> _TASK DETAILS_
Your output must be the lines below from the line containing "What Apache ECharts" to the line containing "const yAxisTitle = 'AE Amplitude (volts)';", both lines included, reproduced exactly and without pictures.

(Entries with chart source code)
● ● ● ●

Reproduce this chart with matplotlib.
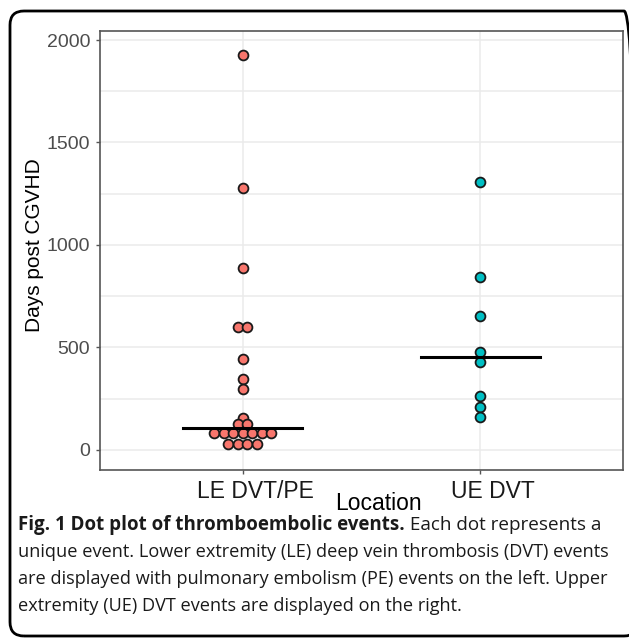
import numpy as np
import matplotlib
matplotlib.use('Agg')
import matplotlib.pyplot as plt
import matplotlib.transforms as mtrans
from matplotlib.patches import FancyBboxPatch
from collections import Counter

# --------------- data ----------------------------------------------
groups = ['LE DVT/PE', 'UE DVT']
le_days = [1925, 1280, 890, 600, 600, 445, 345, 295, 155, 127, 127,
           83, 83, 83, 83, 83, 83, 83, 29, 29, 29, 29]
ue_days = [1305, 844, 652, 478, 429, 263, 210, 161]
colors = ['#F8766D', '#00BFC4']
yticks = [0, 500, 1000, 1500, 2000]
caption_bold = 'Fig. 1 Dot plot of thromboembolic events.'
caption_lines = [' Each dot represents a',
                 'unique event. Lower extremity (LE) deep vein thrombosis (DVT) events',
                 'are displayed with pulmonary embolism (PE) events on the left. Upper',
                 'extremity (UE) DVT events are displayed on the right.']

W, H = 629, 638
fig = plt.figure(figsize=(W / 100, H / 100), dpi=100)
ax = fig.add_axes([100 / W, 1 - 470 / H, 523 / W, 439 / H])

# outer rounded frame: only the left side, the top and the start of the
# top-right corner are inside the picture
frame = FancyBboxPatch((10, 2), 628, 625, boxstyle='round,pad=0,rounding_size=14',
                       transform=None, fill=False, lw=2.0, ec='black', clip_on=False)
fig.patches.append(frame)

# grid
for y in np.arange(0, 2001, 250):
    ax.axhline(y, color='#EBEBEB', lw=1.1, zorder=0)
for x in [1, 2]:
    ax.axvline(x, color='#EBEBEB', lw=1.1, zorder=0)

# dot plot: equal values are stacked side by side, centred
step = 0.04
for i, (vals, c) in enumerate(zip([le_days, ue_days], colors)):
    xs, ys = [], []
    for v, n in Counter(vals).items():
        offs = (np.arange(n) - (n - 1) / 2) * step
        xs.extend(i + 1 + offs)
        ys.extend([v] * n)
    ax.scatter(xs, ys, s=50, c=c, edgecolors='#1a1a1a', linewidths=1.3, zorder=3)
    med = np.median(vals)
    ax.plot([i + 1 - 0.25, i + 1 + 0.25], [med, med], color='black', lw=2.2, zorder=4)

ax.set_xlim(0.4, 2.6)
ax.set_ylim(-98, 2044)
ax.set_xticks([1, 2])
ax.set_xticklabels([])
# group labels sit a little right of their ticks in the source
lab_tr = mtrans.blended_transform_factory(ax.transData, ax.transAxes) + \
    mtrans.ScaledTranslation(13 / 100, -21 / 100, fig.dpi_scale_trans)
for i, g in enumerate(groups):
    ax.text(i + 1, 0, g, transform=lab_tr, fontsize=16.5, family='Liberation Sans',
            color='#1a1a1a', ha='center', va='center', clip_on=False)
ax.set_yticks(yticks)
ax.set_yticklabels([str(t) for t in yticks], fontsize=14, family='Liberation Sans', color='#4D4D4D')
ax.tick_params(axis='both', length=3, color='#555555', width=1)
ax.tick_params(axis='y', pad=4)
for s in ax.spines.values():
    s.set_color('#555555')
    s.set_linewidth(1.2)

fig.text(378 / W, 1 - 504 / H, 'Location', fontsize=16.5, family='Liberation Sans',
         ha='center', va='center')
fig.text(35 / W, 1 - 245 / H, 'Days post CGVHD', fontsize=15, family='Liberation Sans',
         rotation=90, ha='center', va='center')

# caption
cap_font = dict(family='Open Sans', color='#1a1a1a', va='center')
line_y = [525, 552, 579, 606]
tb = fig.text(18 / W, 1 - line_y[0] / H, caption_bold, fontweight='bold',
              fontsize=13.5, **cap_font)
r = fig.canvas.get_renderer()
bb = tb.get_window_extent(renderer=r)
fig.text(bb.x1 / W, 1 - line_y[0] / H, caption_lines[0], fontsize=13.6, **cap_font)
for ln, y in zip(caption_lines[1:], line_y[1:]):
    fig.text(18 / W, 1 - y / H, ln, fontsize=13.1, **cap_font)

fig.savefig('out.png', dpi=100)
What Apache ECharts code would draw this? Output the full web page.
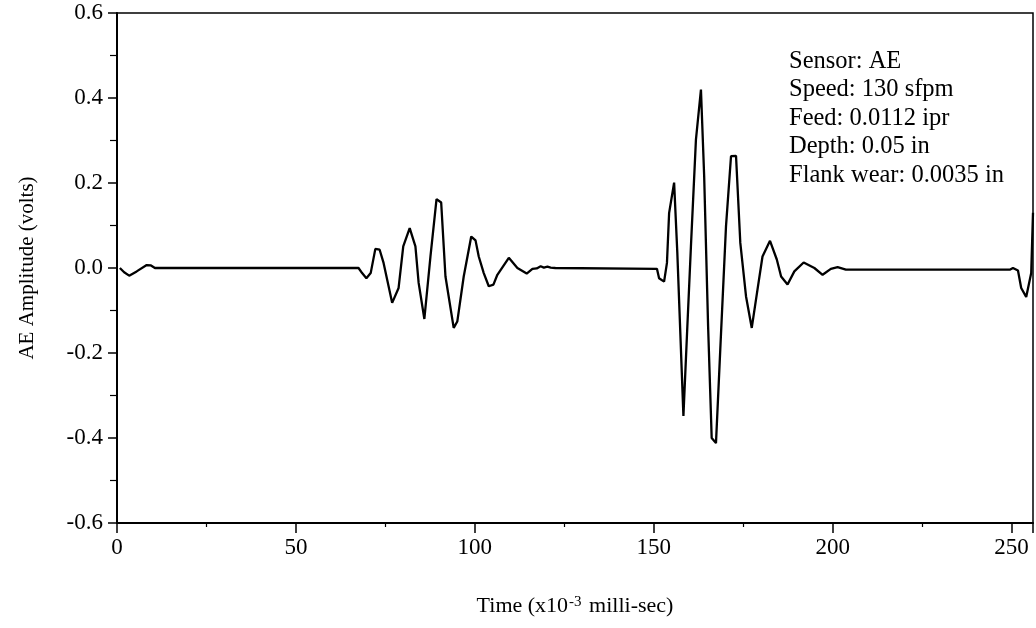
<!DOCTYPE html>
<html>
<head>
<meta charset="utf-8">
<script src="https://cdn.jsdelivr.net/npm/echarts@6/dist/echarts.min.js"></script>
<style>
html,body{margin:0;padding:0;background:#fff;}
#chart{width:1036px;height:628px;}
</style>
</head>
<body>
<div id="chart"></div>
<script>
// Time (x10^-3 milli-sec)
const timeValues = [0.8, 2.0, 3.4, 5.5, 8.3, 9.5, 10.6, 67.5, 68.5, 69.7, 70.9, 72.2, 73.4, 74.5, 76.9, 78.7, 80.0, 81.8, 83.4, 84.3, 85.9, 87.6, 89.3, 90.6, 91.8, 94.1, 95.1, 96.9, 99.0, 100.2, 101.1, 102.5, 103.9, 105.2, 106.3, 109.5, 111.9, 114.5, 116.1, 117.3, 118.4, 119.3, 120.3, 121.2, 122.5, 150.9, 151.5, 152.9, 153.7, 154.3, 155.7, 156.6, 158.3, 159.4, 160.4, 161.8, 163.2, 164.1, 165.2, 166.2, 167.4, 168.6, 170.2, 171.6, 173.0, 174.2, 175.8, 177.4, 179.0, 180.4, 182.5, 184.4, 185.6, 187.4, 189.3, 191.9, 194.9, 197.2, 199.5, 201.4, 203.7, 249.5, 250.4, 251.8, 252.7, 254.1, 255.5, 256.0];
// AE Amplitude (volts)
const amplitudeValues = [0.000, -0.010, -0.018, -0.008, 0.007, 0.006, 0.000, 0.000, -0.012, -0.024, -0.012, 0.045, 0.043, 0.012, -0.082, -0.047, 0.051, 0.094, 0.051, -0.035, -0.120, 0.027, 0.162, 0.154, -0.020, -0.141, -0.126, -0.020, 0.074, 0.065, 0.027, -0.012, -0.043, -0.039, -0.016, 0.024, 0.000, -0.013, -0.002, -0.001, 0.004, 0.001, 0.003, 0.001, 0.000, -0.002, -0.024, -0.032, 0.012, 0.129, 0.201, 0.035, -0.348, -0.137, 0.051, 0.302, 0.420, 0.216, -0.137, -0.400, -0.412, -0.192, 0.098, 0.263, 0.264, 0.059, -0.067, -0.141, -0.051, 0.027, 0.064, 0.020, -0.020, -0.039, -0.008, 0.013, 0.000, -0.016, -0.002, 0.002, -0.004, -0.004, 0.000, -0.006, -0.047, -0.068, -0.012, 0.130];
const annotationLines = ['Sensor: AE', 'Speed: 130 sfpm', 'Feed: 0.0112 ipr', 'Depth: 0.05 in', 'Flank wear: 0.0035 in'];
const xAxisTitle = 'Time (x10{sup|-3} milli-sec)';
const yAxisTitle = 'AE Amplitude (volts)';

const FONT = '"Liberation Serif", "Times New Roman", serif';
const seriesData = timeValues.map((t, i) => [t, amplitudeValues[i]]);

const chart = echarts.init(document.getElementById('chart'), null, {renderer: 'canvas'});
chart.setOption({
  animation: false,
  backgroundColor: '#fff',
  grid: {left: 117, right: 3, top: 13, bottom: 105, show: true, borderColor: '#000', borderWidth: 1.5, backgroundColor: 'transparent'},
  xAxis: {
    type: 'value', min: 0, max: 256, interval: 50,
    name: xAxisTitle, nameLocation: 'middle', nameGap: 72,
    nameTextStyle: {fontFamily: FONT, fontSize: 22, color: '#000',
      rich: {sup: {fontFamily: FONT, fontSize: 15, color: '#000', verticalAlign: 'top', padding: [0, 2, 0, 1]}}},
    axisLine: {show: true, onZero: false, lineStyle: {color: '#000', width: 2}},
    axisTick: {show: true, length: 10, lineStyle: {color: '#000', width: 1.5}},
    minorTick: {show: true, splitNumber: 2, length: 4, lineStyle: {color: '#000', width: 1.2}},
    axisLabel: {fontFamily: FONT, fontSize: 23, color: '#000', margin: 13, showMaxLabel: false},
    splitLine: {show: false}
  },
  yAxis: {
    type: 'value', min: -0.6, max: 0.6, interval: 0.2,
    name: yAxisTitle, nameLocation: 'middle', nameGap: 79, nameRotate: 90,
    nameTextStyle: {fontFamily: FONT, fontSize: 21, color: '#000'},
    axisLine: {show: true, onZero: false, lineStyle: {color: '#000', width: 2}},
    axisTick: {show: true, length: 9, lineStyle: {color: '#000', width: 1.5}},
    minorTick: {show: true, splitNumber: 2, length: 7, lineStyle: {color: '#000', width: 1.2}},
    axisLabel: {fontFamily: FONT, fontSize: 23, color: '#000', margin: 14, formatter: v => v.toFixed(1)},
    splitLine: {show: false}
  },
  graphic: [{
    type: 'text', left: 789, top: 47,
    style: {text: annotationLines.join('\n'), font: '24.5px ' + FONT, fill: '#000', lineHeight: 28.5}
  }],
  series: [{
    type: 'line', data: seriesData, showSymbol: false, smooth: false,
    lineStyle: {color: '#000', width: 2.3}, clip: true
  }]
});
</script>
</body>
</html>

● ● ● ●

> _FINAL ANSWER_
What Apache ECharts code would draw this? Output the full web page.
<!DOCTYPE html>
<html>
<head>
<meta charset="utf-8">
<script src="https://cdn.jsdelivr.net/npm/echarts@6/dist/echarts.min.js"></script>
<style>
html,body{margin:0;padding:0;background:#fff;}
#chart{width:1036px;height:628px;}
</style>
</head>
<body>
<div id="chart"></div>
<script>
// Time (x10^-3 milli-sec)
const timeValues = [0.8, 2.0, 3.4, 5.5, 8.3, 9.5, 10.6, 67.5, 68.5, 69.7, 70.9, 72.2, 73.4, 74.5, 76.9, 78.7, 80.0, 81.8, 83.4, 84.3, 85.9, 87.6, 89.3, 90.6, 91.8, 94.1, 95.1, 96.9, 99.0, 100.2, 101.1, 102.5, 103.9, 105.2, 106.3, 109.5, 111.9, 114.5, 116.1, 117.3, 118.4, 119.3, 120.3, 121.2, 122.5, 150.9, 151.5, 152.9, 153.7, 154.3, 155.7, 156.6, 158.3, 159.4, 160.4, 161.8, 163.2, 164.1, 165.2, 166.2, 167.4, 168.6, 170.2, 171.6, 173.0, 174.2, 175.8, 177.4, 179.0, 180.4, 182.5, 184.4, 185.6, 187.4, 189.3, 191.9, 194.9, 197.2, 199.5, 201.4, 203.7, 249.5, 250.4, 251.8, 252.7, 254.1, 255.5, 256.0];
// AE Amplitude (volts)
const amplitudeValues = [0.000, -0.010, -0.018, -0.008, 0.007, 0.006, 0.000, 0.000, -0.012, -0.024, -0.012, 0.045, 0.043, 0.012, -0.082, -0.047, 0.051, 0.094, 0.051, -0.035, -0.120, 0.027, 0.162, 0.154, -0.020, -0.141, -0.126, -0.020, 0.074, 0.065, 0.027, -0.012, -0.043, -0.039, -0.016, 0.024, 0.000, -0.013, -0.002, -0.001, 0.004, 0.001, 0.003, 0.001, 0.000, -0.002, -0.024, -0.032, 0.012, 0.129, 0.201, 0.035, -0.348, -0.137, 0.051, 0.302, 0.420, 0.216, -0.137, -0.400, -0.412, -0.192, 0.098, 0.263, 0.264, 0.059, -0.067, -0.141, -0.051, 0.027, 0.064, 0.020, -0.020, -0.039, -0.008, 0.013, 0.000, -0.016, -0.002, 0.002, -0.004, -0.004, 0.000, -0.006, -0.047, -0.068, -0.012, 0.130];
const annotationLines = ['Sensor: AE', 'Speed: 130 sfpm', 'Feed: 0.0112 ipr', 'Depth: 0.05 in', 'Flank wear: 0.0035 in'];
const xAxisTitle = 'Time (x10{sup|-3} milli-sec)';
const yAxisTitle = 'AE Amplitude (volts)';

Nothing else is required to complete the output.